Adapun cara untuk memperkuat sektor industri di Indonesia dalam menghadapi FTA ASEAN-China antara lain adalah:

  • Melakukan crash programme untuk menyelamat kan dan memperkokoh industri di dalam negeri yang harus di tangani secara serius dan ber sama-sama antara pemerintah, DPR, pelaku industri, organisasi organisasi pelaku industry dengan jalan:

  1. Membuat road map industri-industri strategis, terutama yang menyangkut banyak tenaga kerja,

  2. Penanggulangan krisis energi di daerah sentra industri, KEK serta kawasan industri lainnya,

  3. Menyiapkan infrastruktur jalan dan pelabuhan,

  4. Peningkatan kapasitas SDM dan teknologi di semua lini industri manufaktur,

  5. Memberikan kepastian hukum yang menjamin keberlangsungan dunia industri.
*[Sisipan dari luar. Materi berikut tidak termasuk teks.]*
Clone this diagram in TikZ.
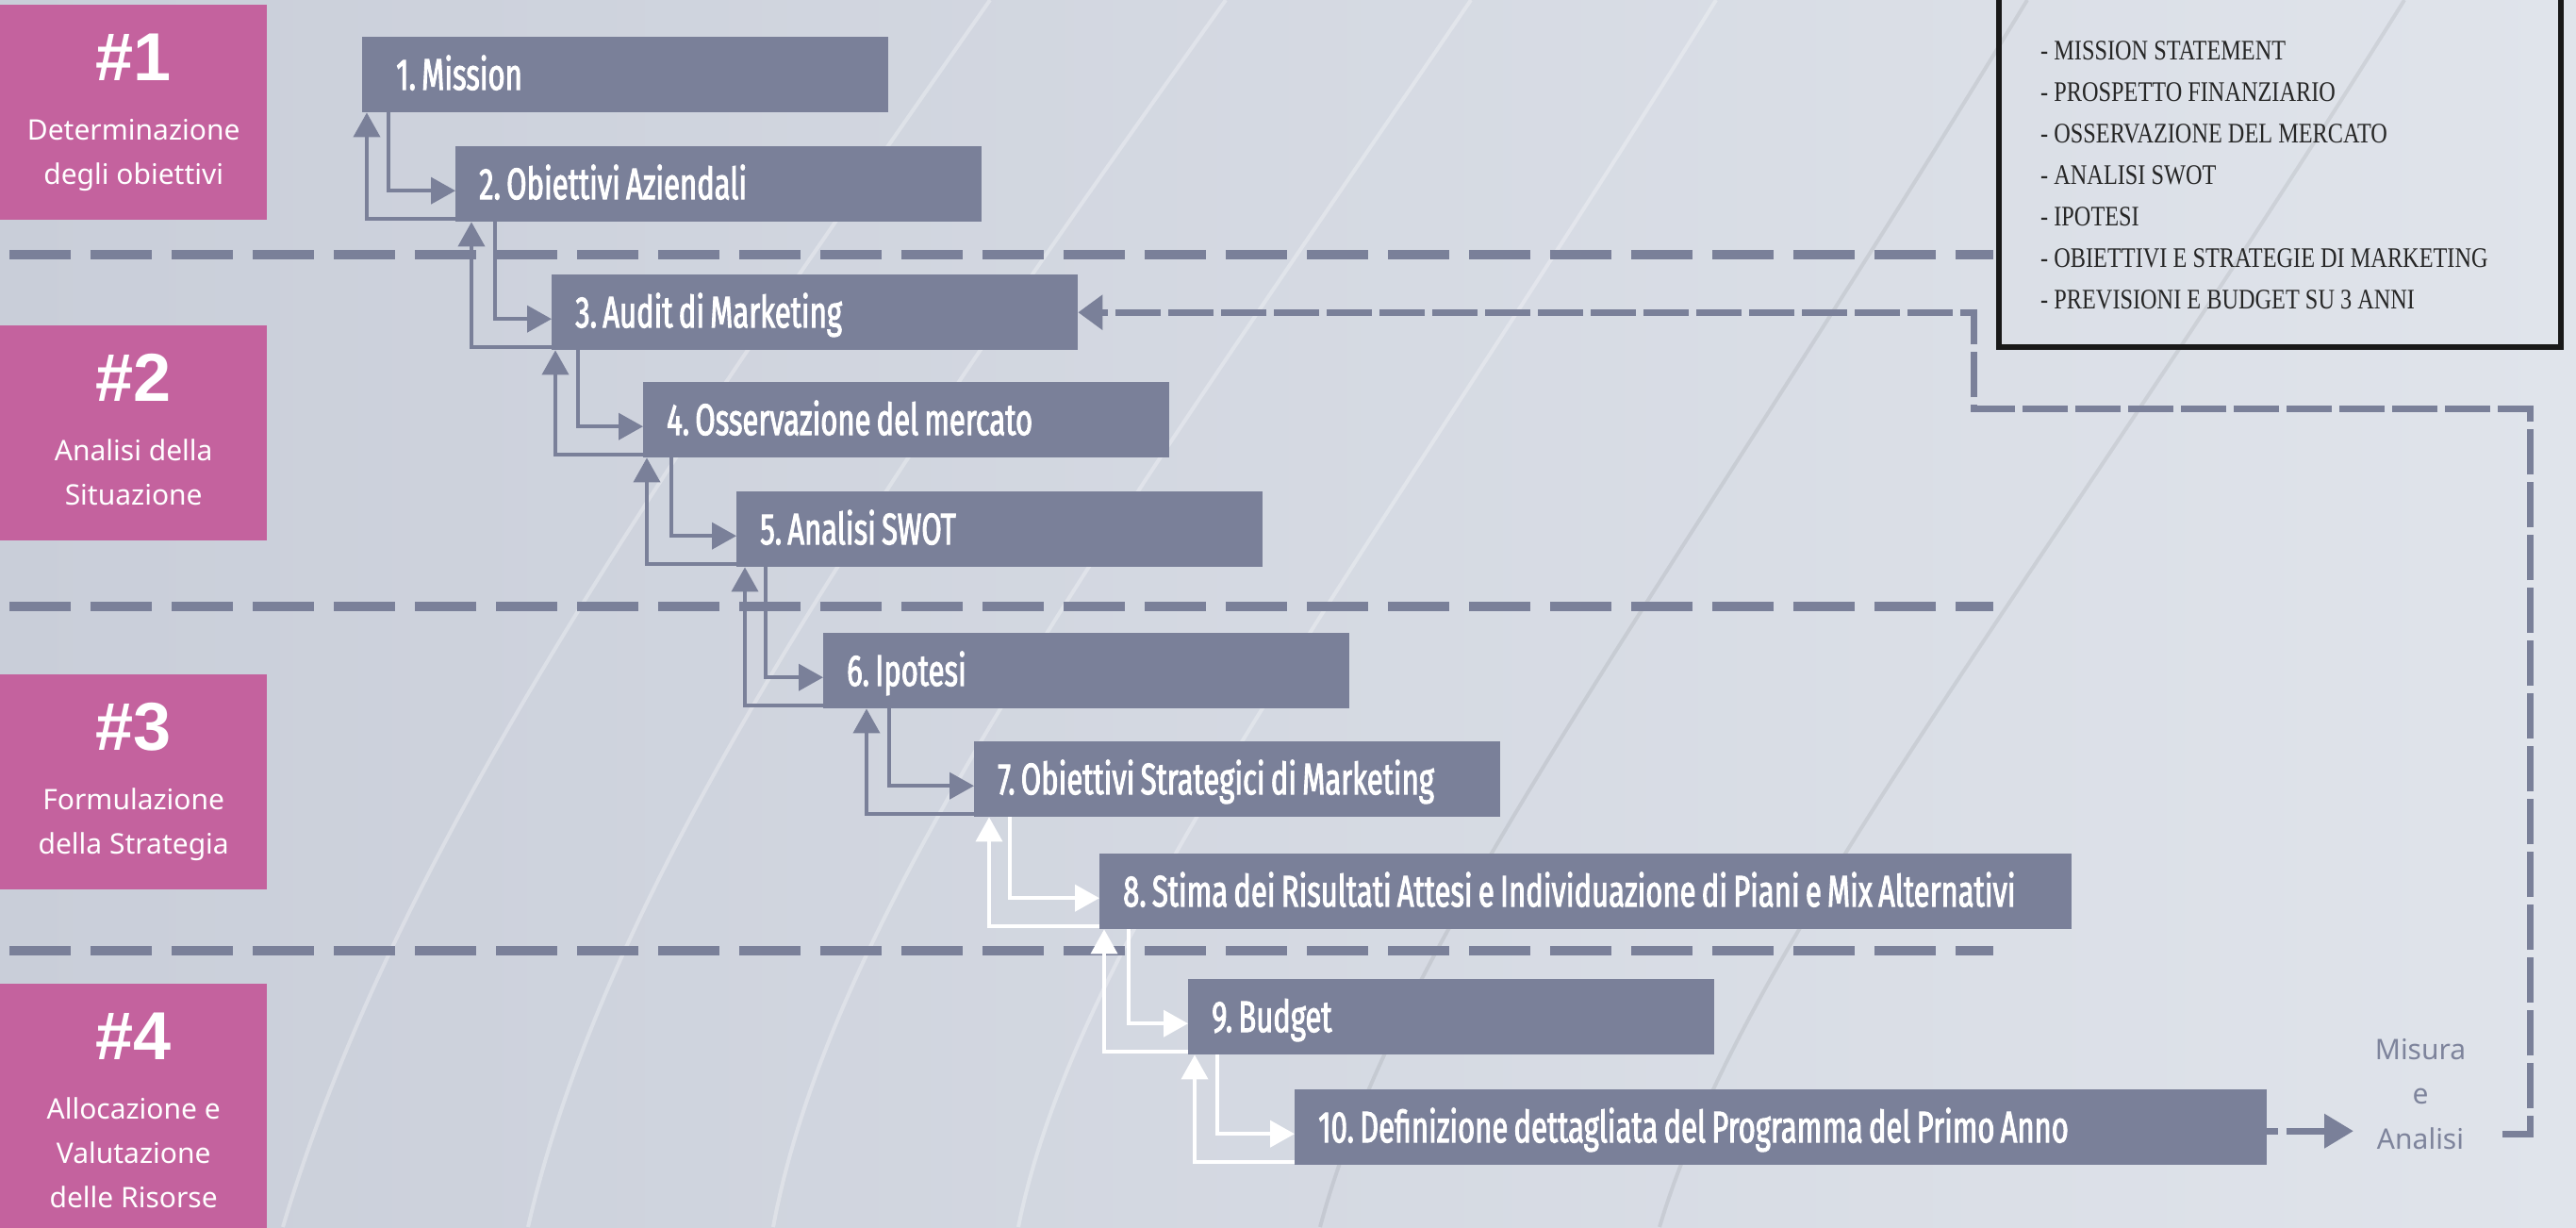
\documentclass[tikz,border=0pt]{standalone}
\usepackage{fontspec}
\setmainfont{Noto Sans}
\newfontfamily\stepfont[FakeStretch=0.66,WordSpace=0.75,FakeBold=2]{Fira Sans}
\newfontfamily\listfont[FakeStretch=0.81]{Liberation Serif}
\newfontfamily\numfont{Liberation Sans}
\usetikzlibrary{arrows.meta,calc,positioning}

\definecolor{slate}{HTML}{7A8099}
\definecolor{orchid}{HTML}{C4629E}
\definecolor{bgleft}{HTML}{C9CED9}
\definecolor{bgright}{HTML}{E0E4EB}
\definecolor{mute}{HTML}{7E849C}

% label kept on one line, flush left inside its box
\newcommand{\lbl}[2][508pt]{\makebox[#1][l]{#2}}

\tikzset{
  stepbox/.style={anchor=north west, fill=slate, text=white, inner xsep=25pt, inner ysep=0pt,
    minimum height=80pt, text height=32pt, text depth=0pt,
    font=\stepfont\fontsize{47}{50}\selectfont\frenchspacing},
  phasebox/.style={anchor=north west, fill=orchid, minimum width=283pt, minimum height=228pt, inner sep=0pt},
  phasenum/.style={anchor=base, text=white, inner sep=0pt, font=\numfont\bfseries\fontsize{72}{72}\selectfont},
  phasetxt/.style={anchor=base, text=white, inner sep=0pt, font=\fontsize{30}{34}\selectfont},
  flow/.style={line width=4pt, -{Triangle[length=26pt,width=28pt]}},
  sepline/.style={slate, line width=10pt, dash pattern=on 65pt off 21pt},
  fbline/.style={slate, line width=7pt, dash pattern=on 48pt off 8pt},
  swirl/.style={white, opacity=0.3, line width=4pt}
}

\begin{document}
\begin{tikzpicture}[x=1pt,y=-1pt]
\useasboundingbox (0,0) rectangle (2732,1301);
\clip (0,0) rectangle (2732,1301);
\shade[left color=bgleft, right color=bgright] (0,0) rectangle (2732,1301);
% faint swirls of the backdrop
\draw[swirl] (300,1301) .. controls (420,900) and (700,500) .. (1050,0);
\draw[swirl] (560,1301) .. controls (640,950) and (900,560) .. (1300,0);
\draw[swirl] (820,1301) .. controls (880,980) and (1150,600) .. (1560,0);
\draw[swirl] (1080,1301) .. controls (1140,1000) and (1420,640) .. (1820,0);
\draw[swirl, black, opacity=0.07] (1400,1301) .. controls (1480,1000) and (1760,640) .. (2150,0);
\draw[swirl, black, opacity=0.07] (1760,1301) .. controls (1850,1000) and (2150,640) .. (2550,0);

% phase separators
\draw[sepline] (10,270) -- (2114,270);
\draw[sepline] (10,643) -- (2114,643);
\draw[sepline] (10,1008) -- (2114,1008);

% phases
\node[phasebox] (ph1) at (0,5) {};
\node[phasebox] (ph2) at (0,345) {};
\node[phasebox] (ph3) at (0,715) {};
\node[phasebox, minimum height=280pt] (ph4) at (0,1043) {};

\node[phasenum] (n1) at ([yshift=-80pt]ph1.north) {\#1};
\node[phasetxt] (t1a) at ([yshift=-143pt]ph1.north) {Determinazione};
\node[phasetxt] (t1b) at ([yshift=-190pt]ph1.north) {degli obiettivi};

\node[phasenum] (n2) at ([yshift=-80pt]ph2.north) {\#2};
\node[phasetxt] (t2a) at ([yshift=-143pt]ph2.north) {Analisi della};
\node[phasetxt] (t2b) at ([yshift=-190pt]ph2.north) {Situazione};

\node[phasenum] (n3) at ([yshift=-80pt]ph3.north) {\#3};
\node[phasetxt] (t3a) at ([yshift=-143pt]ph3.north) {Formulazione};
\node[phasetxt] (t3b) at ([yshift=-190pt]ph3.north) {della Strategia};

\node[phasenum] (n4) at ([yshift=-80pt]ph4.north) {\#4};
\node[phasetxt] (t4a) at ([yshift=-143pt]ph4.north) {Allocazione e};
\node[phasetxt] (t4b) at ([yshift=-190pt]ph4.north) {Valutazione};
\node[phasetxt] (t4c) at ([yshift=-237pt]ph4.north) {delle Risorse};

% steps
\node[stepbox] (b1) at (384,39) {\lbl{\hspace*{11pt}1. Mission}};
\node[stepbox] (b2) at (483,155) {\lbl{2. Obiettivi Aziendali}};
\node[stepbox] (b3) at (585,291) {\lbl{3. Audit di Marketing}};
\node[stepbox] (b4) at (682,405) {\lbl{4. Osservazione del mercato}};
\node[stepbox] (b5) at (781,521) {\lbl{5. Analisi SWOT}};
\node[stepbox] (b6) at (873,671) {\lbl{6. Ipotesi}};
\node[stepbox] (b7) at (1033,786) {\lbl{7. Obiettivi Strategici di Marketing}};
\node[stepbox] (b8) at (1166,905) {\lbl[981pt]{8. Stima dei Risultati Attesi e Individuazione di Piani e Mix Alternativi}};
\node[stepbox] (b9) at (1260,1038) {\lbl{9. Budget}};
\node[stepbox] (b10) at (1373,1155) {\lbl[981pt]{10. Definizione dettagliata del Programma del Primo Anno}};

% forward and back links
\draw[flow, slate] ([xshift=28pt]b1.south west) |- ([yshift=-7pt]b2.west);
\draw[flow, slate] ([yshift=3pt]b2.south west) -| ([xshift=5pt]b1.south west);
\draw[flow, slate] ([xshift=42pt]b2.south west) |- ([yshift=-7pt]b3.west);
\draw[flow, slate] ([yshift=3pt]b3.south west) -| ([xshift=17pt]b2.south west);
\draw[flow, slate] ([xshift=28pt]b3.south west) |- ([yshift=-7pt]b4.west);
\draw[flow, slate] ([yshift=3pt]b4.south west) -| ([xshift=4pt]b3.south west);
\draw[flow, slate] ([xshift=30pt]b4.south west) |- ([yshift=-7pt]b5.west);
\draw[flow, slate] ([yshift=3pt]b5.south west) -| ([xshift=4pt]b4.south west);
\draw[flow, slate] ([xshift=31pt]b5.south west) |- ([yshift=-7pt]b6.west);
\draw[flow, slate] ([yshift=3pt]b6.south west) -| ([xshift=9pt]b5.south west);
\draw[flow, slate] ([xshift=70pt]b6.south west) |- ([yshift=-7pt]b7.west);
\draw[flow, slate] ([yshift=3pt]b7.south west) -| ([xshift=46pt]b6.south west);
\draw[flow, white] ([xshift=38pt]b7.south west) |- ([yshift=-7pt]b8.west);
\draw[flow, white] ([yshift=3pt]b8.south west) -| ([xshift=16pt]b7.south west);
\draw[flow, white] ([xshift=31pt]b8.south west) |- ([yshift=-7pt]b9.west);
\draw[flow, white] ([yshift=3pt]b9.south west) -| ([xshift=5pt]b8.south west);
\draw[flow, white] ([xshift=31pt]b9.south west) |- ([yshift=-7pt]b10.west);
\draw[flow, white] ([yshift=3pt]b10.south west) -| ([xshift=7pt]b9.south west);

% plan contents
\draw[line width=6pt, black!90] (2120,-20) rectangle (2716,368);
\foreach \line [count=\i] in {- MISSION STATEMENT, - PROSPETTO FINANZIARIO, - OSSERVAZIONE DEL MERCATO,
  - ANALISI SWOT, - IPOTESI, - OBIETTIVI E STRATEGIE DI MARKETING, - PREVISIONI E BUDGET SU 3 ANNI}
  \node[anchor=base west, inner sep=0pt, text=black!85, font=\listfont\fontsize{30}{30}\selectfont]
    (li\i) at (2164,19+44*\i) {\line};

% control loop
\node[align=center, text=mute, inner sep=0pt, font=\fontsize{30}{47.5}\selectfont] (misura) at (2567,1160) {Misura\\e\\Analisi};
\coordinate (fb0) at (2654,1202);
\coordinate (fb1) at (2683,433);
\coordinate (fb2) at (2093,433);
\draw[fbline, dash pattern=on 12pt off 9pt on 90pt off 1pt, -{Triangle[length=31pt,width=35pt]}]
  ([yshift=-4pt]b10.east) -- ([yshift=-4pt]b10.east -| 2496,0);
\draw[fbline, -{Triangle[length=26pt,width=36pt]}] (fb0) -| (fb1) -- (fb2) |- (b3.east);
\end{tikzpicture}
\end{document}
  6. Menertibkan pungutan-pungutan liar di jalur birokrasi,

  7. Melakukan penyederhanaan sistem perdagangan ekspor-impor menjadi satu pintu, sehingga lebih efektif dan efisien,

  8. Mendorong investasi dengan stimulus dan kemudahan kepada industri hulu,

  9. Memberikan kemudahan kredit perbankan kepada pelaku industri, serta pemerintah harus berani memberikan subsidi bunga pinjaman kepada pelaku industri maksimal 6 persen, serta kebijakan perbankan harus diprioritaskan untuk menguatkan sektor industri, bukan malah dikucurkan pada bank-bank swasta yang tidak jelas seperti Bank Century.
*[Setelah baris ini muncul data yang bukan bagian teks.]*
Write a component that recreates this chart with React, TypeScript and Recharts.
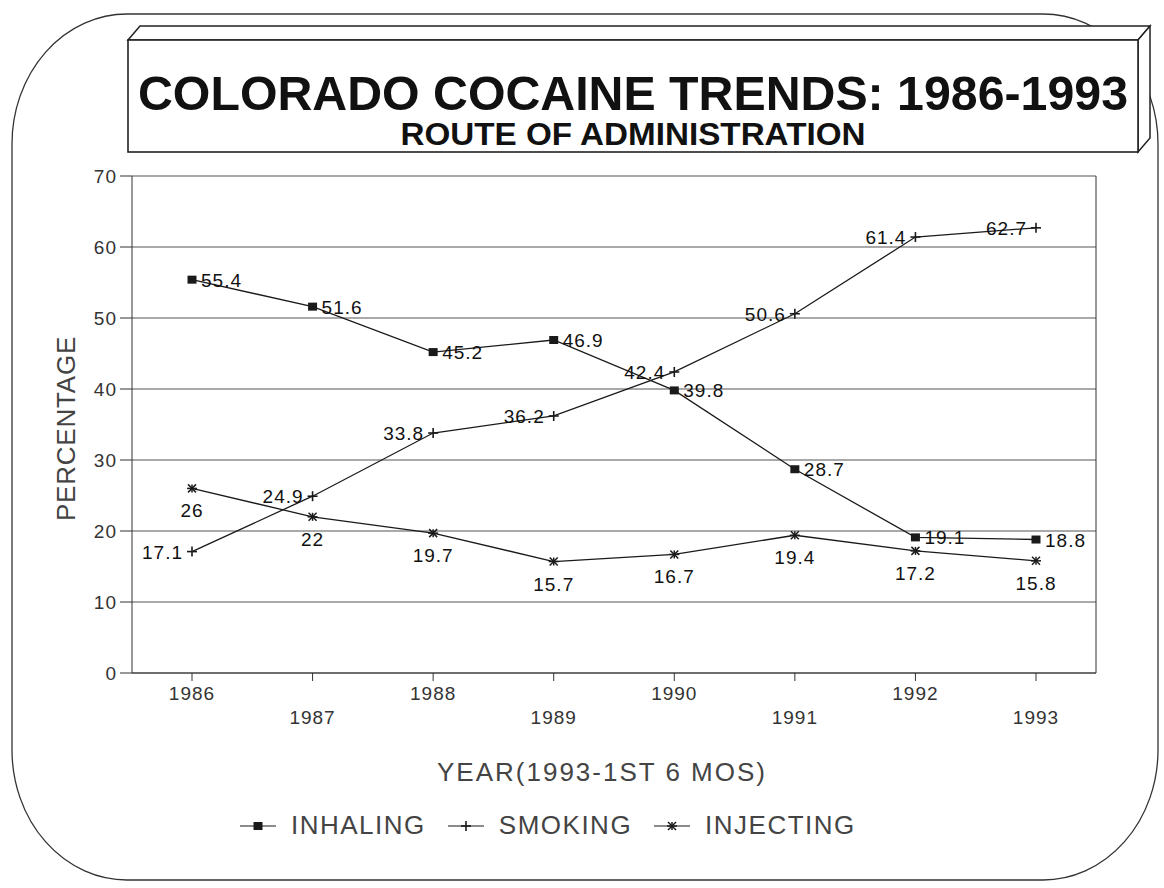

  10. Membangun kemandirian ekonomi bangsa melalui penguatan UKM, UMKM serta koperasi, yang bisa menjadi anak asuh bagi industri besar. Dengan begitu, ada sinergisme ekonomi yang dibangun,

  11. Sektor pertanian dan peternakan juga harus mendapat perhatian untuk membendung laju produk impor yang melemahkan posisi petani dan peternak lokal

  • Ancaman terhadap pemutusan kerja massal harus diantisipasi dengan peningkatan kapasitas dan kemampuan tenaga kerja dalam negeri. Tidak hanya itu, diperlukan sikap afirmatif (affirmative action), di mana tenaga kerja dalam negeri memperoleh porsi lebih besar dan lebih dipentingkan dalam setiap pembukaan lahan kerja.

  • Kualitas produk nasional yang sebelumnya telah tergerus oleh produk-produk China harus memperoleh proteksi. Hal ini secara tidak langsung juga akan melindungi eksistensi industri dalam negeri. Standar Nasional Indonesia (SNI) bagi setiap produk dalam negeri maupun impor yang beredar di pasaran harus diterapkan dengan pengawasan yang ketat. Penerapan SNI akan mencegah peredaran barang murah namun berkualitas rendah. Bukan rahasia lagi, produk impor yang dipastikan akan lebih membanjiri pasar dalam negeri menjadi malapetaka bagi para pelaku usaha. Penerapan safeguard berupa instrumen pengenaan bea masuk tambahan yang ditetapkan jika pasar dalam negeri dibanjiri produk impor sehingga industri dalam negeri mengalami kerugian, harus direalisasikan lebih cepat. Instrumen ini juga mencegah penyelundupan yang bisa terjadi akibat pengawasan yang lemah. Safeguard adalah salah satu instrumen penting dari 5 (lima) instrumen lainnya (SNI, anti dumping, anti subsidi dan technical barriers to trade).

  • Penyusunan aturan hukum yang bisa melindungi produksi nasional Indonesia. Mengingat dampak sistemik yang akan ditimbulkan oleh perjanjian ini, sepatutnya terlebih dahulu melalui berbagai arena konsultasi di ranah publik. Sebagai lembaga pengawasan, FTA tidak boleh luput dari perhatian DPR. Lembaga inilah yang akan meratifikasi perjanjian itu dan menyerahkannya kepada pemerintah. Jika perjanjian tersebut mengancam perekonomian, maka sangat memungkinkan untuk diuji, direvisi, bahkan dicabut.

  • Pemerintah perlu mengimplementasikan kebijakan non-tariff dan antidumping untuk melindungi sektor industri nasional. Misalnya, menyediakan bantuan untuk restrukturisasi permesinan dan pembebasan bea masuk impor untuk bahan baku dan permesinan yang dibutuhkan industri nasional. Juga Indonesia bisa menerapkan SNI bagi produk impor yang dijual di pasar lokal

  • Peningkatan penggunaan produk lokal sebagaimana telah diatur di dalam Inpres No 2/2009. Instansi pemerintah dan BUMN perlu didorong sebagai pelopor untuk hal ini. Reward dan punishment perlu diberlakukan untuk mendorong instansi pemerintah dan BUMN menggunakan produk dalam negeri. Sejalan dengan itu, Indonesia sudah mulai harus bergegas untuk mendorong peningkatan daya saing sektor/industri nasional.Meskipun bisa tidaknya suatu industri meningkatkan daya saing ditentukan oleh industri itu sendiri, tetapi pemerintah berkontribusi terhadap lemahnya daya saing industri nasional.